Available data:
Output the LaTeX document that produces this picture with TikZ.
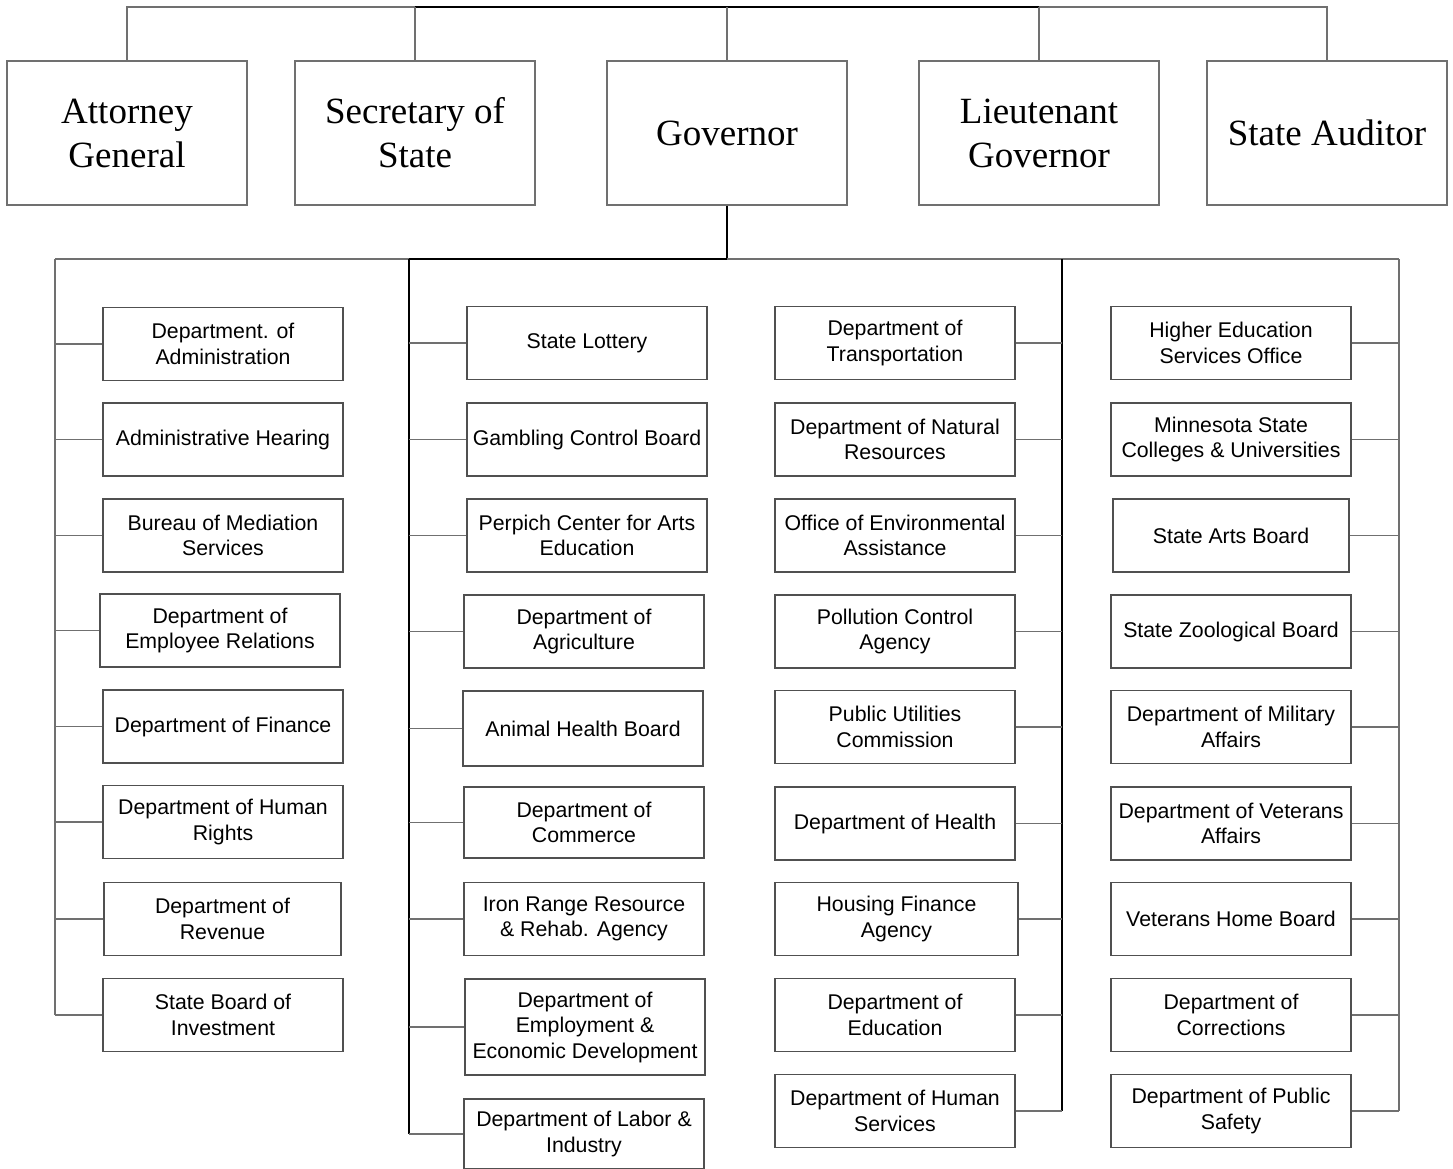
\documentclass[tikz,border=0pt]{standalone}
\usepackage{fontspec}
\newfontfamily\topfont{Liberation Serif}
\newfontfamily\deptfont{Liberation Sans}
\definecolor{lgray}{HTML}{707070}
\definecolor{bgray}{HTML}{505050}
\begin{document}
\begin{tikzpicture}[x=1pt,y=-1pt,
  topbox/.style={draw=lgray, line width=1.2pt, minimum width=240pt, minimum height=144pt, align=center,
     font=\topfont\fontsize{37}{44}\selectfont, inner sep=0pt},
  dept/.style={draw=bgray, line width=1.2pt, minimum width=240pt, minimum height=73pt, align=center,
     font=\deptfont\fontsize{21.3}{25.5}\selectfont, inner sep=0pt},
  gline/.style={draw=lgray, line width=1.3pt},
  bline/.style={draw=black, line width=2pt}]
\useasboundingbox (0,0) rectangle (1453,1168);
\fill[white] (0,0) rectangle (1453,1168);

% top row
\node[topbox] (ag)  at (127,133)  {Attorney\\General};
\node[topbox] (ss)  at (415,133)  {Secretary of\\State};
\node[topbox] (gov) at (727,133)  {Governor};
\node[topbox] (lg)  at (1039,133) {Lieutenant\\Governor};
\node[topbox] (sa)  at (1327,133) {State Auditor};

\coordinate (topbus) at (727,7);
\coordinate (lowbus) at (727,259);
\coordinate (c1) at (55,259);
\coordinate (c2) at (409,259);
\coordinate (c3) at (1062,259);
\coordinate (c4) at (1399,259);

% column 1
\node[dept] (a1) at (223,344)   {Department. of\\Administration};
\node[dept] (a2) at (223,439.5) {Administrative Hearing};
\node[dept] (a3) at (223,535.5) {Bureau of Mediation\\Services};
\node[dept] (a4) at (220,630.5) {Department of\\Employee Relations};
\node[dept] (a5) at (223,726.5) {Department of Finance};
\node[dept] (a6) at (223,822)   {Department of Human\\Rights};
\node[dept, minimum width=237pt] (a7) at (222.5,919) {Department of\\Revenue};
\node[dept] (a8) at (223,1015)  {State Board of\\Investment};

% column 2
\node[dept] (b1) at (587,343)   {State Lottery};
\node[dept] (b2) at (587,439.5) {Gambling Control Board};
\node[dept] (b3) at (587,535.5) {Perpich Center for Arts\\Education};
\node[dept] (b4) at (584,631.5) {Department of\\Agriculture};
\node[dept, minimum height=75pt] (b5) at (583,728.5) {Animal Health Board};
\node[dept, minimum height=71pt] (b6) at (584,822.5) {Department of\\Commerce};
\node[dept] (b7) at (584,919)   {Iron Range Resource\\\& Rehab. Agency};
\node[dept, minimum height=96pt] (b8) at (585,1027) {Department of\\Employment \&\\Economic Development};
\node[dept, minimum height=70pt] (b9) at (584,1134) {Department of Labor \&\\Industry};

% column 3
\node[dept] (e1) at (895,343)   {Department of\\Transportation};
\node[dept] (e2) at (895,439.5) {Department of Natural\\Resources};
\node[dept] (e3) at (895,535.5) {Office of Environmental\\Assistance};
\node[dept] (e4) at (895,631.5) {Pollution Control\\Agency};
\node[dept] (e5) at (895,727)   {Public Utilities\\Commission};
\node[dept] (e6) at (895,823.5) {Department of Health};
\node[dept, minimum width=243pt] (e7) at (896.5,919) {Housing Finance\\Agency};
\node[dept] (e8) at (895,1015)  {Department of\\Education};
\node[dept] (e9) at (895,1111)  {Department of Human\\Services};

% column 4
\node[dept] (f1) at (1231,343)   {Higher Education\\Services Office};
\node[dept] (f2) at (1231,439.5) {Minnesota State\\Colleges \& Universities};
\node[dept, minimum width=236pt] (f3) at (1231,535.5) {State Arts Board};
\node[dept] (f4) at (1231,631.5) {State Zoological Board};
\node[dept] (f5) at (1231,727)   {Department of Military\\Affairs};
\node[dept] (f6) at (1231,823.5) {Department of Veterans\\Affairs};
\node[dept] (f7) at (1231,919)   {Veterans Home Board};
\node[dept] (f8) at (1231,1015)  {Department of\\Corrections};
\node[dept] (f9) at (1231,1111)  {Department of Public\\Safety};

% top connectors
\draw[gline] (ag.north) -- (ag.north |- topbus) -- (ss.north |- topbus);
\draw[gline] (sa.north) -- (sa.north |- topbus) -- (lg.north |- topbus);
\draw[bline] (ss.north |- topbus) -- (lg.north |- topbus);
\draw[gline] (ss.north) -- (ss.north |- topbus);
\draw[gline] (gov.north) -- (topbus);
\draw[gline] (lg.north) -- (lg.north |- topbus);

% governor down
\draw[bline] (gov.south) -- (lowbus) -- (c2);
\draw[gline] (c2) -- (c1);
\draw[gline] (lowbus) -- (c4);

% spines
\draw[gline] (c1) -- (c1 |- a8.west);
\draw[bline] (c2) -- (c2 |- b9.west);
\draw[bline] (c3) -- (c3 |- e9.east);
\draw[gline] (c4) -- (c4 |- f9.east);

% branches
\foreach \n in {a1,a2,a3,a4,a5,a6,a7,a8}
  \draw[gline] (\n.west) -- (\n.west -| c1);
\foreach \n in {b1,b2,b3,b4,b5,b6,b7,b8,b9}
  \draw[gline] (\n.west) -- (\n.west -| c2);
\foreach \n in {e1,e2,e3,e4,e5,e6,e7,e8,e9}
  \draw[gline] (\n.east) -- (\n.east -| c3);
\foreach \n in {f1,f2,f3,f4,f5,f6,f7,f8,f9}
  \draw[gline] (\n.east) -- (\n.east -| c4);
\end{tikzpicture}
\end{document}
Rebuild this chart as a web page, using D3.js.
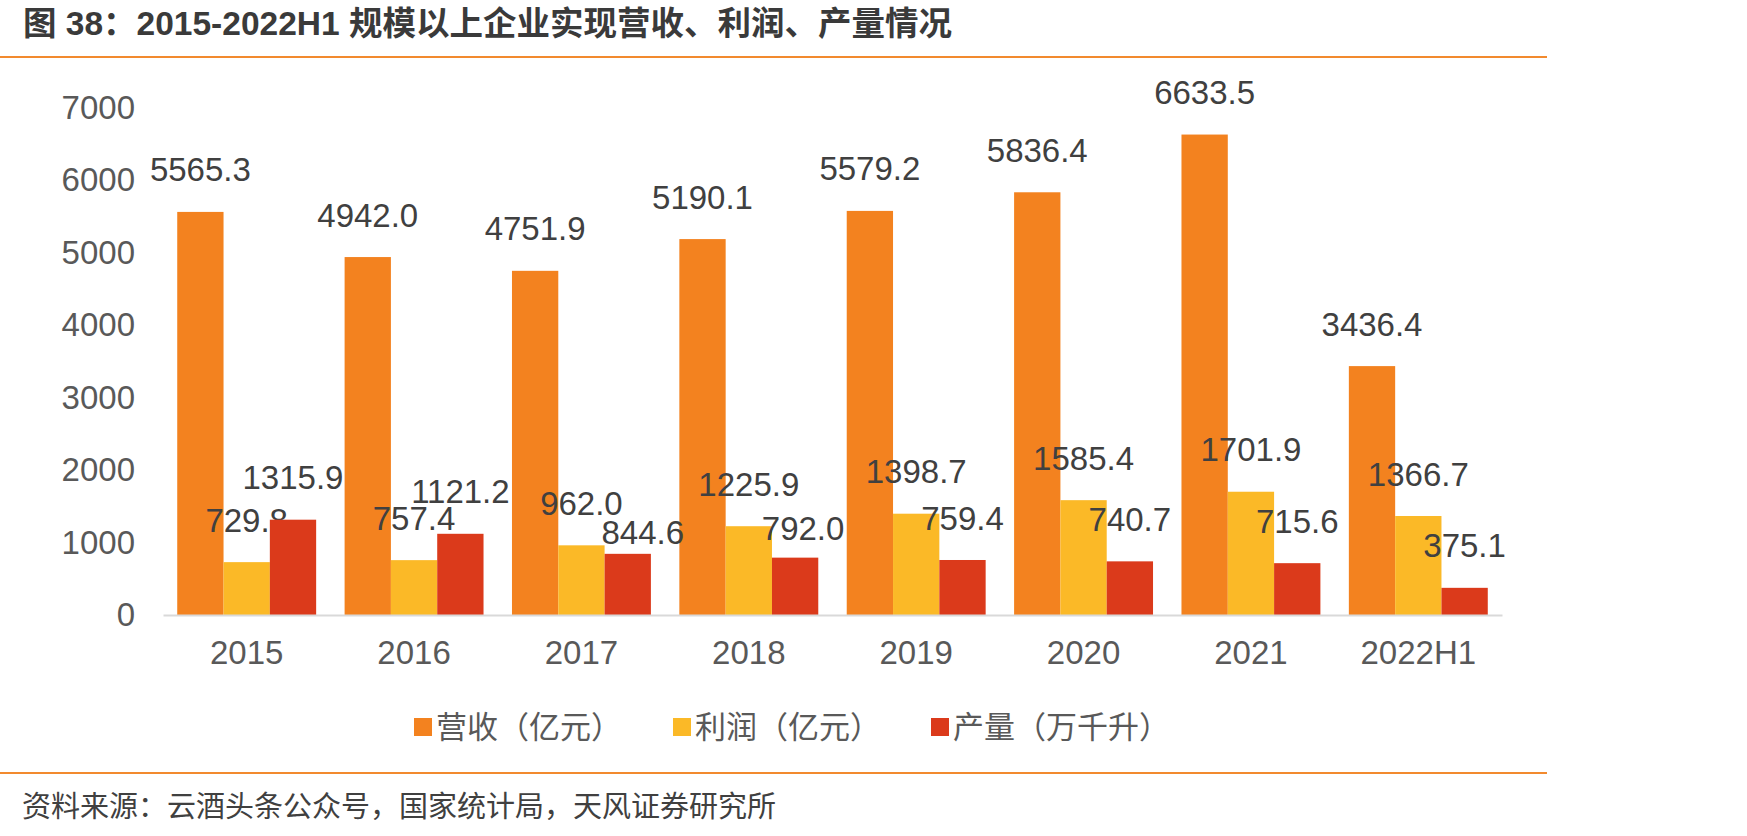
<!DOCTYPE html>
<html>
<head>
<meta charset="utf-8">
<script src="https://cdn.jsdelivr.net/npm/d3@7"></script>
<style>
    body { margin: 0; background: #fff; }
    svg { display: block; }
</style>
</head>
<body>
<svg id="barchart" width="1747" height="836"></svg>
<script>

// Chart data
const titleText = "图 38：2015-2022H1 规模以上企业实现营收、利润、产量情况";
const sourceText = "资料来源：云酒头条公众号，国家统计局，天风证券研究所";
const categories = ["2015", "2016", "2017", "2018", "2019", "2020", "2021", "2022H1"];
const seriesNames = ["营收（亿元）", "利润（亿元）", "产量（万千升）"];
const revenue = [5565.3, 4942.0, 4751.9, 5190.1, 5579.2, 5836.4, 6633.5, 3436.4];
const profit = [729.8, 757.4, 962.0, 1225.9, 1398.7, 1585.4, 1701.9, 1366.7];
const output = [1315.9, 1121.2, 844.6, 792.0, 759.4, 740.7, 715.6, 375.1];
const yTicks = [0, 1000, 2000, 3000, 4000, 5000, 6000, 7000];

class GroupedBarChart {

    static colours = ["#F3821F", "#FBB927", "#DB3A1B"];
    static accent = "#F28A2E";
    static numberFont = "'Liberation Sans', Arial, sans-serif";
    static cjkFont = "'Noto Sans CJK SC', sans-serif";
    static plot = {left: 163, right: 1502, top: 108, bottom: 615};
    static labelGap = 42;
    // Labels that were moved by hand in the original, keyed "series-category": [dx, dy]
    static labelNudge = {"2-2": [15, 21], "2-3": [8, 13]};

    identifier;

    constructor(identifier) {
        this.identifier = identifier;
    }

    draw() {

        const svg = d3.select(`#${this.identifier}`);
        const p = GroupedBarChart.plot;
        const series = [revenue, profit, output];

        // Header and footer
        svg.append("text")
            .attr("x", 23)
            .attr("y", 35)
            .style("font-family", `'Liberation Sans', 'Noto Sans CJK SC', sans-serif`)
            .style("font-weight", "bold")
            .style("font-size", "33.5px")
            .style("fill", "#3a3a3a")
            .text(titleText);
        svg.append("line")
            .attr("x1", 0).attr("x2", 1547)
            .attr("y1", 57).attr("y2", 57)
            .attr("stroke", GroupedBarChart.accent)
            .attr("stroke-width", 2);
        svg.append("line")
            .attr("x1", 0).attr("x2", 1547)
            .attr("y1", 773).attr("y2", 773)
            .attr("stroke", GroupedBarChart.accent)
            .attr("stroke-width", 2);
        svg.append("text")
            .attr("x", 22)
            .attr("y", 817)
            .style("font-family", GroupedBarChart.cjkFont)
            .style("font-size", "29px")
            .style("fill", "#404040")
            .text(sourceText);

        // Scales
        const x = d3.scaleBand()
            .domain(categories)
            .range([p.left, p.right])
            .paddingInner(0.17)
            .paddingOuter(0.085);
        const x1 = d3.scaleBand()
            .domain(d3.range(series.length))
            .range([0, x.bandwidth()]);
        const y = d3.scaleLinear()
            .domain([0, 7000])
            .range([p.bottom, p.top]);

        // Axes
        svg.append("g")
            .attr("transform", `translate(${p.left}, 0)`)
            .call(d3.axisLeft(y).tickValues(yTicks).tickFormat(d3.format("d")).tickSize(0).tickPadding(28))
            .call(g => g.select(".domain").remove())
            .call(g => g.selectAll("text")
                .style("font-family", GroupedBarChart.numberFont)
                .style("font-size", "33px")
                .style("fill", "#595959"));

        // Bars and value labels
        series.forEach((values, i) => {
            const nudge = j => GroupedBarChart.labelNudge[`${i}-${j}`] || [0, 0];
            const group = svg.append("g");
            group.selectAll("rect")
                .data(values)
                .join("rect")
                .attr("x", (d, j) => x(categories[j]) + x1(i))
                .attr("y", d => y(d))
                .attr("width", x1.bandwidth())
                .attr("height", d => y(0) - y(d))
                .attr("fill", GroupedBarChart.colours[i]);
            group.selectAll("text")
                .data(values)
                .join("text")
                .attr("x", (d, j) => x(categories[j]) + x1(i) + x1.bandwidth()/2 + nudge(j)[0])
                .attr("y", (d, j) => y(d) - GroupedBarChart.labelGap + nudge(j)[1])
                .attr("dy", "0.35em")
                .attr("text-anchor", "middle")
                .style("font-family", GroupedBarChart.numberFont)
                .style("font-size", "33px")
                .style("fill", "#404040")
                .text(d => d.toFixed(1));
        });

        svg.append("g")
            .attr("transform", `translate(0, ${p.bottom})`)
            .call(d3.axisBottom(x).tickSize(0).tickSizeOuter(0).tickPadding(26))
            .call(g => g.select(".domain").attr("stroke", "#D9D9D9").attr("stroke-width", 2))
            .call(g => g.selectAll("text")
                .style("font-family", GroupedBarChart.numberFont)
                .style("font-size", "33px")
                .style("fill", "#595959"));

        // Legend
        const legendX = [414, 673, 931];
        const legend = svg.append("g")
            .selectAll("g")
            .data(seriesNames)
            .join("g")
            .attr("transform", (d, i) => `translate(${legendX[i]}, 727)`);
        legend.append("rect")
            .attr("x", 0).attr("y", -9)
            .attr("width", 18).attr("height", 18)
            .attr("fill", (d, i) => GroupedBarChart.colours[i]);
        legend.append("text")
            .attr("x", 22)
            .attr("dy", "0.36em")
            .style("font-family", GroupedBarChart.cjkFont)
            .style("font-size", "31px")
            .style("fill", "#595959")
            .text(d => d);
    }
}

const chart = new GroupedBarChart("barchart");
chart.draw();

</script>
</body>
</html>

What you should do: Write out, exactly and with nothing added, everything from the line with "Rebuild this chart" down to the line with "const series = [revenue, profit, output];", both included. Drop any pictures.

Result:
Rebuild this chart as a web page, using D3.js.
<!DOCTYPE html>
<html>
<head>
<meta charset="utf-8">
<script src="https://cdn.jsdelivr.net/npm/d3@7"></script>
<style>
    body { margin: 0; background: #fff; }
    svg { display: block; }
</style>
</head>
<body>
<svg id="barchart" width="1747" height="836"></svg>
<script>

// Chart data
const titleText = "图 38：2015-2022H1 规模以上企业实现营收、利润、产量情况";
const sourceText = "资料来源：云酒头条公众号，国家统计局，天风证券研究所";
const categories = ["2015", "2016", "2017", "2018", "2019", "2020", "2021", "2022H1"];
const seriesNames = ["营收（亿元）", "利润（亿元）", "产量（万千升）"];
const revenue = [5565.3, 4942.0, 4751.9, 5190.1, 5579.2, 5836.4, 6633.5, 3436.4];
const profit = [729.8, 757.4, 962.0, 1225.9, 1398.7, 1585.4, 1701.9, 1366.7];
const output = [1315.9, 1121.2, 844.6, 792.0, 759.4, 740.7, 715.6, 375.1];
const yTicks = [0, 1000, 2000, 3000, 4000, 5000, 6000, 7000];

class GroupedBarChart {

    static colours = ["#F3821F", "#FBB927", "#DB3A1B"];
    static accent = "#F28A2E";
    static numberFont = "'Liberation Sans', Arial, sans-serif";
    static cjkFont = "'Noto Sans CJK SC', sans-serif";
    static plot = {left: 163, right: 1502, top: 108, bottom: 615};
    static labelGap = 42;
    // Labels that were moved by hand in the original, keyed "series-category": [dx, dy]
    static labelNudge = {"2-2": [15, 21], "2-3": [8, 13]};

    identifier;

    constructor(identifier) {
        this.identifier = identifier;
    }

    draw() {

        const svg = d3.select(`#${this.identifier}`);
        const p = GroupedBarChart.plot;
        const series = [revenue, profit, output];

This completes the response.